Massimo Giannini dire al Primo Ministro che è un “avvocato pugliese” secondo lei è una domanda giornalistica o un insulto,peraltro offensivo verso tutti i pugliesi? Se voglio sentire insulti c’è il web e il bar!
Lei è ancora giornalista o è il capo di un partito politico avverso al M5S? Veda ad Andreatta era concesso, essendo un politico oltre che un economista, di avviare con Formica la “lite delle comari”dandogli l’appellativo “commercialista di Bari” e fare così cadere il governo Spadolini. A lei no!
Non per un fatto di libertà negata ma perché la libertà necessita assunzioni di responsabilità. Ai politici è concesso di insultarsi, assumendosene la responsabilità e pagandone le conseguenze. Ai giornalisti non è concesso insultare i politici. Vuole anche sapere perché? Perché la categoria perde di autorevolezza perché perde di terzietà rispetto ai fatti.

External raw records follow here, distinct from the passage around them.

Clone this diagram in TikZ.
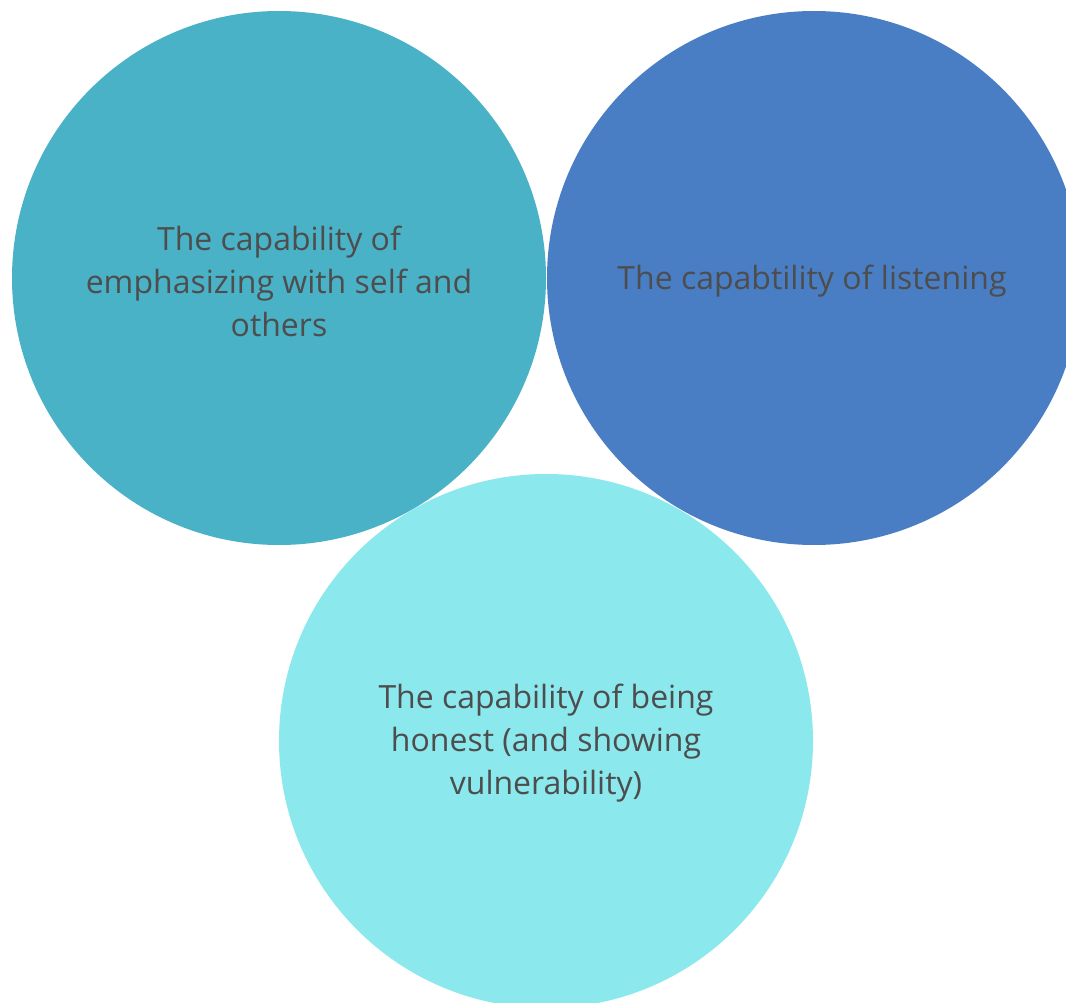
\documentclass[tikz,border=0pt]{standalone}
\usepackage{fontspec}
\setmainfont{Open Sans}
\definecolor{cA}{HTML}{4AB2C6}
\definecolor{cB}{HTML}{4A7EC4}
\definecolor{cC}{HTML}{8BE8ED}
\definecolor{txt}{HTML}{4D4D4D}
\begin{document}
\begin{tikzpicture}[x=1pt,y=-1pt,
  bubble/.style={circle,minimum size=534pt,inner sep=0pt},
  caption/.style={text=txt,align=center,inner sep=0pt,
    font=\fontsize{32}{43}\selectfont}]
\useasboundingbox (0,0) rectangle (1066,1003);
\clip (0,0) rectangle (1066,1003);
\fill[white] (0,0) rectangle (1066,1003);
\node[bubble,fill=cA] (a) at (279,278) {};
\node[bubble,fill=cB] (b) at (814,278) {};
\node[bubble,fill=cC] (c) at (546,741) {};
\node[caption] (ta) at ([yshift=-3pt]a.center) {The capability of\\emphasizing with self and\\others};
\node[caption] (tb) at ([xshift=-2pt,yshift=-3pt]b.center) {The capabtility of listening};
\node[caption] (tc) at ([yshift=-2pt]c.center) {The capability of being\\honest (and showing\\vulnerability)};
\end{tikzpicture}
\end{document}
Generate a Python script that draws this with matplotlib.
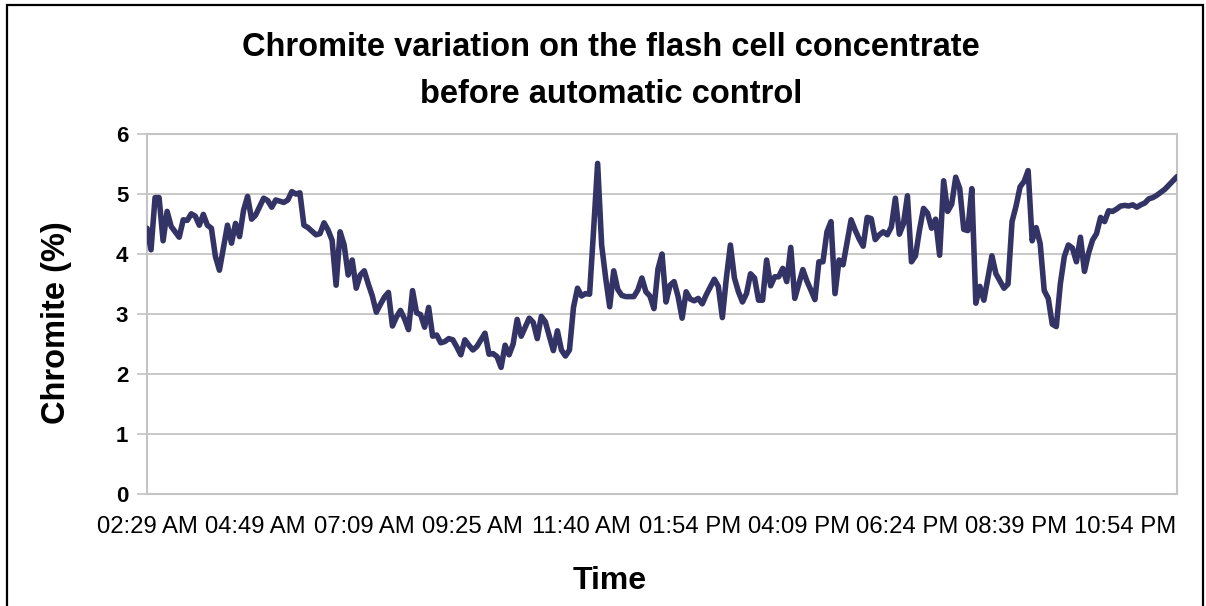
import matplotlib
matplotlib.use("Agg")
import matplotlib.pyplot as plt
from matplotlib.patches import Rectangle

plt.rcParams['font.family'] = ['Liberation Sans', 'DejaVu Sans']

title_lines = ["Chromite variation on the flash cell concentrate", "before automatic control"]
x_label = "Time"
y_label = "Chromite (%)"
tick_labels = ["02:29 AM", "04:49 AM", "07:09 AM", "09:25 AM", "11:40 AM",
               "01:54 PM", "04:09 PM", "06:24 PM", "08:39 PM", "10:54 PM"]
label_every = 27  # samples between labelled categories

chromite = [
    4.43, 4.07, 4.94, 4.94, 4.22, 4.71, 4.46, 4.37, 4.28, 4.57,
    4.56, 4.67, 4.63, 4.48, 4.66, 4.48, 4.43, 3.96, 3.73, 4.10,
    4.48, 4.18, 4.51, 4.29, 4.73, 4.96, 4.58, 4.65, 4.79, 4.93,
    4.89, 4.78, 4.90, 4.88, 4.86, 4.90, 5.04, 5.00, 5.02, 4.48,
    4.44, 4.38, 4.32, 4.34, 4.52, 4.40, 4.23, 3.48, 4.37, 4.15,
    3.65, 3.90, 3.43, 3.65, 3.72, 3.50, 3.30, 3.03, 3.16, 3.28,
    3.36, 2.80, 2.95, 3.06, 2.92, 2.74, 3.39, 3.02, 2.99, 2.78,
    3.11, 2.63, 2.65, 2.52, 2.54, 2.59, 2.57, 2.45, 2.32, 2.57,
    2.48, 2.40, 2.46, 2.57, 2.68, 2.33, 2.34, 2.29, 2.11, 2.48,
    2.32, 2.50, 2.91, 2.63, 2.78, 2.93, 2.86, 2.59, 2.96, 2.87,
    2.63, 2.39, 2.72, 2.40, 2.30, 2.40, 3.11, 3.43, 3.30, 3.34,
    3.33, 4.40, 5.51, 4.15, 3.60, 3.12, 3.72, 3.41, 3.31, 3.29,
    3.29, 3.29, 3.40, 3.60, 3.37, 3.30, 3.09, 3.75, 4.00, 3.20,
    3.48, 3.54, 3.29, 2.93, 3.37, 3.25, 3.22, 3.26, 3.17, 3.32,
    3.45, 3.58, 3.46, 2.94, 3.60, 4.15, 3.60, 3.37, 3.20, 3.34,
    3.67, 3.60, 3.23, 3.23, 3.90, 3.47, 3.62, 3.62, 3.76, 3.54,
    4.11, 3.26, 3.50, 3.74, 3.55, 3.40, 3.24, 3.87, 3.87, 4.37,
    4.54, 3.34, 3.90, 3.82, 4.20, 4.57, 4.40, 4.25, 4.13, 4.61,
    4.59, 4.24, 4.32, 4.37, 4.32, 4.45, 4.93, 4.33, 4.50, 4.97,
    3.87, 3.97, 4.40, 4.76, 4.68, 4.43, 4.58, 3.98, 5.22, 4.71,
    4.83, 5.28, 5.09, 4.41, 4.39, 5.09, 3.18, 3.46, 3.23, 3.60,
    3.97, 3.67, 3.55, 3.43, 3.50, 4.54, 4.80, 5.12, 5.21, 5.39,
    4.22, 4.44, 4.17, 3.39, 3.26, 2.83, 2.79, 3.50, 3.96, 4.15,
    4.10, 3.87, 4.28, 3.71, 4.01, 4.23, 4.34, 4.61, 4.54, 4.72,
    4.71, 4.75, 4.80, 4.81, 4.80, 4.82, 4.78, 4.82, 4.85, 4.92,
    4.94, 4.98, 5.03, 5.08, 5.15, 5.22, 5.29,
]
y_ticks = [0, 1, 2, 3, 4, 5, 6]

W, H = 1206, 606
fig = plt.figure(figsize=(W / 100, H / 100), dpi=100)
fig.patch.set_facecolor("white")

# outer frame
fig.add_artist(Rectangle((7 / W, -0.1), (1203 - 7) / W, 1.1 - 5 / H,
                         transform=fig.transFigure, fill=False,
                         edgecolor="black", linewidth=1.6))

ax = fig.add_axes([147 / W, 1 - 494 / H, (1177 - 147) / W, (494 - 134) / H])
samples = list(range(len(chromite)))
ax.plot(samples, chromite, color="#333366", linewidth=4.0,
        solid_joinstyle="round", solid_capstyle="round", zorder=3)

ax.set_xlim(0, len(chromite) - 1)
ax.set_ylim(0, 6)
ax.set_yticks(y_ticks)
ax.set_yticklabels([str(v) for v in y_ticks], fontsize=16, fontweight="bold")
pos = [i * label_every for i in range(len(tick_labels))]
ax.set_xticks(pos)
ax.set_xticklabels(tick_labels, fontsize=17.2)

grid_c = "#c4c4c4"
ax.grid(axis="y", color=grid_c, linewidth=1.3, zorder=0)
ax.grid(axis="x", visible=False)
for s in ax.spines.values():
    s.set_color(grid_c)
    s.set_linewidth(1.5)
ax.tick_params(axis="y", length=7.5, width=1.2, color=grid_c, pad=6)
ax.tick_params(axis="x", length=0, pad=16)

fig.text(611 / W, 1 - 56 / H, title_lines[0], ha="center", va="baseline",
         fontsize=23.5, fontweight="bold")
fig.text(611 / W, 1 - 103 / H, title_lines[1], ha="center", va="baseline",
         fontsize=23.5, fontweight="bold")
fig.text(610 / W, 1 - 589 / H, x_label, ha="center", va="baseline",
         fontsize=23, fontweight="bold")
fig.text(57 / W, 1 - 323 / H, y_label, ha="center", va="center",
         rotation=90, fontsize=23.5, fontweight="bold")

fig.savefig("out.png", dpi=100)
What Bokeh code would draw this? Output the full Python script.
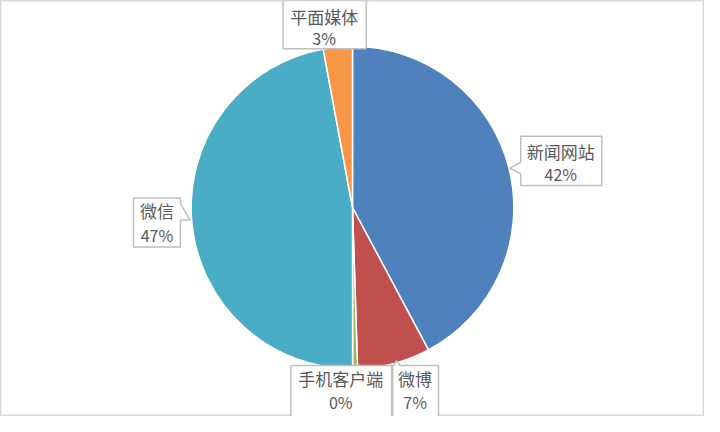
import math
from bokeh.plotting import figure
from bokeh.models import Range1d, ColumnDataSource
from bokeh.core.properties import value
from bokeh.embed import file_html
from bokeh.resources import INLINE

# ---- data ----
categories = ["新闻网站", "微博", "手机客户端", "微信", "平面媒体"]
shares = [42.2, 7.3, 0.49, 47.1, 2.91]
colors = ["#4F81BD", "#C0504D", "#9BBB59", "#4BACC6", "#F79646"]
pct_labels = [f"{round(v)}%" for v in shares]

# ---- layout (reference pixel coordinates, 720x432 mapped onto the figure) ----
W, H = 704, 416
def Y(py):
    return 432 - py

cx, cy, r = 360, Y(215), 165

p = figure(width=W, height=H, output_backend="svg", toolbar_location=None,
           x_range=Range1d(0, 720), y_range=Range1d(0, 432),
           min_border=0)
p.axis.visible = False
p.grid.visible = False
p.background_fill_color = "white"
p.border_fill_color = "white"
p.outline_line_color = "#D9D9D9"
p.outline_line_width = 2

total = sum(shares)
starts, ends = [], []
cum = 0.0
for v in shares:
    starts.append(math.pi / 2 - 2 * math.pi * cum / total)
    cum += v
    ends.append(math.pi / 2 - 2 * math.pi * cum / total)

src = ColumnDataSource(dict(cat=categories, start=starts, end=ends, color=colors))
p.wedge(x=cx, y=cy, radius=r, start_angle="start", end_angle="end",
        direction="clock", fill_color="color", line_color="white",
        line_width=1.5, source=src)

boxes = {
    "平面媒体": dict(box=(289, 0, 374, 50), tx=331, ty=(17, 39), ptr=None),
    "新闻网站": dict(box=(532, 141, 615, 192), tx=573, ty=(157, 180),
                 ptr=[(532, 168), (521, 174), (532, 180)]),
    "微信": dict(box=(136, 205, 184, 256), tx=160, ty=(218, 243),
               ptr=[(184, 211), (194, 228), (184, 228)]),
    "手机客户端": dict(box=(297, 379, 400, 436), tx=348, ty=(393, 417), ptr=None),
    "微博": dict(box=(401, 379, 448, 436), tx=424, ty=(393, 417),
               ptr=[(402, 379), (405, 374), (409, 379)]),
}

bxs, bys = [], []
for cat in categories:
    b = boxes[cat]
    l, t, rr, bt = b["box"]
    pts = [(l, t), (rr, t), (rr, bt), (l, bt)]
    ptr = b["ptr"]
    if ptr is not None:
        if ptr[0][0] == l and ptr[-1][0] == l:
            pts = [(l, t), (rr, t), (rr, bt), (l, bt)] + list(reversed(ptr))
        elif ptr[0][0] == rr:
            pts = [(l, t), (rr, t)] + ptr + [(rr, bt), (l, bt)]
        else:
            pts = [(l, t)] + ptr + [(rr, t), (rr, bt), (l, bt)]
    bxs.append([q[0] for q in pts])
    bys.append([Y(q[1]) for q in pts])

p.patches(xs=bxs, ys=bys, fill_color="white", line_color="#BFBFBF", line_width=1.5)

t1x, t1y, t2y = [], [], []
for cat in categories:
    b = boxes[cat]
    t1x.append(b["tx"])
    t1y.append(Y(b["ty"][0]))
    t2y.append(Y(b["ty"][1]))

p.text(x=t1x, y=t1y, text=categories, text_align="center", text_baseline="middle",
       text_font=value("Noto Sans CJK SC"), text_font_size="17px", text_color="#595959")
p.text(x=t1x, y=t2y, text=pct_labels, text_align="center", text_baseline="middle",
       text_font=value("Noto Sans CJK SC"), text_font_size="16px", text_color="#595959")

open("out.html", "w").write(file_html(p, INLINE))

Fatti! Capisce? Comprende cosa intendo?
Per carità di patria non cito tutte le fake news e i titoli svincolati dagli articoli, equamente distribuiti tra web e stampa. Già anche la stampa è produttrice indefessa di fake, non basterebbe la Treccani.La coerenza poi che invocano per i politici? Parliamo della campagna a favore della riforma Fornero di gruppi editoriali che poi chiedono gli esodi anticipati?
Forse è stato sbagliato dare delle puttane ai giornalisti ma non fate, per favore, neanche “le vergini dai candidi manti” che, come scriveva D’Annunzio nell’ Ifigonia in Culide, son “rotte di dietro ma sane d’avanti”.
Insomma reagire sì, ci sta! Ma fare la parte delle verginelle offese non potete permetervelo.
Io credo che un paese democratico abbia bisogno di una informazione libera, seria e indipendente e che l’unico modo per averla risieda nella autorevolezza dei giornalisti e degli editori.
Credo anche che questo club di giornalisti autoreferenziali cresciuti negli studi tv, (dove trovano il tempo di studiare e approfondire temi e realtà complesse? Che staff hanno e quanto li pagano?), non facciano bene alla categoria.
Come scriveva Longanesi: Dice M: “la libertà di stampa è necessaria soltanto ai giornalisti che non sanno scrivere.”
Io aggiungo: e ai giornalisti privi di autorevolezza.